See https://github.com/jstedfast/MailKit/blob/master/FAQ.md#SslHandshakeException for possible solutions. ---> System.IO.IOException: A connection attempt failed because the connected party did not properly respond after a period of time, or established connection failed because connected host has failed to respond ---> System.Net.Sockets.SocketException: A connection attempt failed because the connected party did not properly respond after a period of time, or established connection failed because connected host has failed to respond at System.Net.Sockets.Socket.Receive(Byte[] buffer, Int32 offset, Int32 size, SocketFlags socketFlags) at MailKit.Net.NetworkStream.Read(Byte[] buffer, Int32 offset, Int32 count) --- End of inner exception stack trace --- at System.Net.Security.SslState.InternalEndProcessAuthentication(LazyAsyncResult lazyResult) at System.Net.Security.SslState.EndProcessAuthentication(IAsyncResult result) at System.Net.Security.SslStream.EndAuthenticateAsClient(IAsyncResult asyncResult) at System.Threading.Tasks.TaskFactory1.FromAsyncCoreLogic(IAsyncResult iar, Func2 endFunction, Action1 endAction, Task1 promise, Boolean requiresSynchronization) --- End of stack trace from previous location where exception was thrown --- at System.Runtime.CompilerServices.TaskAwaiter.ThrowForNonSuccess(Task task) at System.Runtime.CompilerServices.TaskAwaiter.HandleNonSuccessAndDebuggerNotification(Task task) at System.Runtime.CompilerServices.TaskAwaiter.ValidateEnd(Task task) at MailKit.Net.Smtp.SmtpClient.d74.MoveNext() --- End of inner exception stack trace --- at MailKit.Net.Smtp.SmtpClient.d74.MoveNext() --- End of stack trace from previous location where exception was thrown --- at System.Runtime.CompilerServices.TaskAwaiter.ThrowForNonSuccess(Task task) at System.Runtime.CompilerServices.TaskAwaiter.HandleNonSuccessAndDebuggerNotification(Task task) at System.Runtime.CompilerServices.TaskAwaiter.GetResult() at Ced.CustomerPortal.Services.Emailer.EmailHandler.d__4.MoveNext()

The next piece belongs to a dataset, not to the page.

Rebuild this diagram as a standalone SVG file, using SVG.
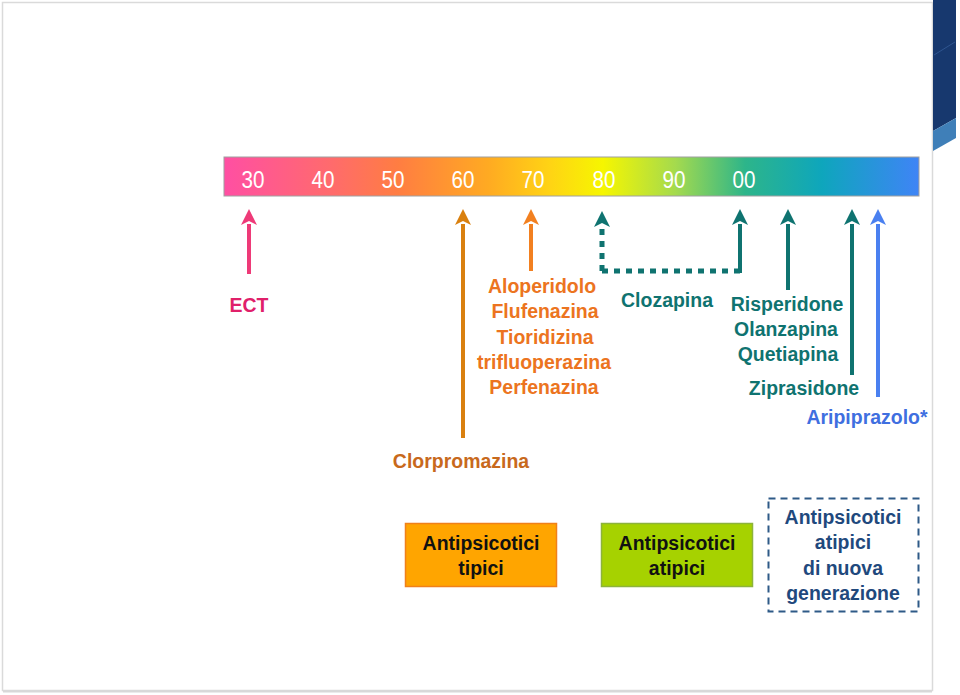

This is with the default timeout set. So if the problem is a high latency then others must be experiencing this exact issue too right? In addition, how would I ping a failed server to know if that is the issue?

DM5PR18CA0060.outlook.office365.com

If this is the server, how would I go about pinging it? I get a host cannot be found if I do: ping DM5PR18CA0060.outlook.office365.com

I don't have access to view: https://status.office365.com/

Any ideas?

jstedfast commented 4 years ago

So if the problem is a high latency then others must be experiencing this exact issue too right?

Depends on if it's a problem with the server's internet connection or yours.

how would I ping a failed server to know if that is the issue?

ping server.com

I get a host cannot be found if I do: ping DM5PR18CA0060.outlook.office365.com

Aaaaaand you found your problem ;-)

DanielDority commented 4 years ago

Are you implying that Microsoft is routing us to servers when we attempt to resolve SMTP from smtp.office365.com to servers that are unreachable?

DanielDority commented 4 years ago

That can't be right. I took the server that was successful and had the same issue when I attempted to ping it from our server.

SA9PR11CA0023.outlook.office365.com

jstedfast commented 4 years ago

No, I'm suggesting that your router has latency issues.

It's possible that they firewalled ping packets, so you won't get a response. My point was that if you can't connect because the connection times out (see the IOException in your log), you can't blame that on MailKit.

MailKit doesn't implement its own TCP/IP stack, it just uses what is already available in .NET.

DanielDority commented 4 years ago

Sure - Let me route this to our IT Networking team to see what they recommend.